O que nos leva a acreditar que os problemas registados em 2012 não se repetem durante 2020?
A TDT foi lançada em 2009, mas o que aconteceu é que as pessoas só migraram para a TDT, quando foram obrigadas, com o desligamento das estações analógicas, cuja primeira fase ocorreu em janeiro de 2012. Por isso é que se diz que a introdução da TDT foi em 2012. Houve um período de três anos em que coexistiram a tecnologia analógica e a tecnologia digital. O problema é que, como não houve qualquer incentivo para a migração, as pessoas só migraram quando foram obrigadas…
… eventualmente, os equipamentos compatíveis também estavam longe de abundar!
Havia equipamentos, o que não havia era incentivos para as pessoas migrarem, apesar de estarem previstos… como um canal de alta definição e um novo canal de televisão generalista. Só que, por questões que não dizem respeito à Anacom, e dirão mais respeito à ERC e ao Governo, nem o canal de alta definição nem o novo canal viram a luz do dia. Esses eram dois grandes incentivos para as pessoas migrarem da tecnologia analógica para a tecnologia digital. Com mais serviços disponíveis as pessoas migrariam com mais vontade…
E esse cenário de corrida de última hora não se poderá repetir?
Não há incentivo nenhum para a migração e as pessoas só poderão migrar quando o emissor mudar de frequência. Vamos fazer este piloto esta quarta feira, na zona de Odivelas, porque temos um conjunto de ações para auxiliar a população neste processo. E queremos ver num ambiente limitado se estas ações são boas, e se se adequam às necessidades da população, de forma a que, entre esta quarta-feira e o início do processo de lançamento no País, que deverá ocorrer na primeira quinzena de fevereiro, possamos saber da necessidade de adaptar as ações previstas para apoiar a população.

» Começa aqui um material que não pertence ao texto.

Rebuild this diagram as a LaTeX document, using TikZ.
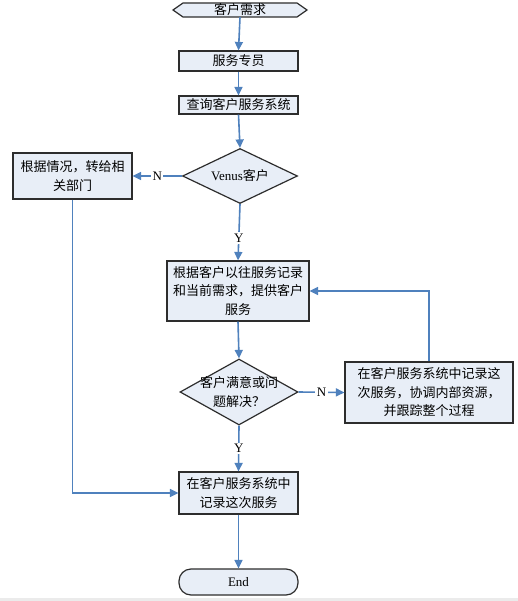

É verdade que a migração da TDT está a atrasar o processo de lançamento das redes de quinta geração de telemóveis (5G)?
Portugal não está atrasado, porque a Anacom, em outubro, determinou que a Meo deveria concluir a libertação das faixas de frequências da TDT até 30 de junho de 2020. Que é também a data definida pela Comissão Europeia. Por outro lado, não basta libertar a faixa para que a 5G apareça. Há que atribuir o espetro que foi libertado aos diversos operadores. De acordo com a consulta pública sobre a limitação dos direitos de utilização de frequências para a 5G, prevê-se que o leilão ocorra em junho de 2020 e que os títulos habilitantes para que os operadores comecem a usar a faixa dos 700 MHz sejam concluídos até agosto de 2020. Quando os operadores receberem os títulos habilitantes já a faixa dos 700 MHz estará liberta da TDT. Pelo que o processo da TDT não influi de modo nenhum em atrasos da 5G, nomeadamente, na utilização da faixa dos 700 MHz… além disso, a 5G não vai ser introduzida apenas na faixa dos 700 MHz. Vai aproveitar essencialmente a faixa dos 3,4 aos 3,6 GHz.
Quantos utilizadores de TDT há em Portugal?
Temos uma estimativa quanto à percentagem que acede exclusivamente aos serviços de TDT que ronda os 13%. Se juntarmos os casos em que a TDT é usada como segunda ou terceira opção para clientes que também têm contratos de satélites ou IPTV em casa, o serviço deverá contar com cerca de 20% da população. Estimamos que 30% destes 20% não deverão ter de fazer nada (porque estão em áreas cobertas pelos 25 emissores que já procederam à migração para os sistemas multifrequência).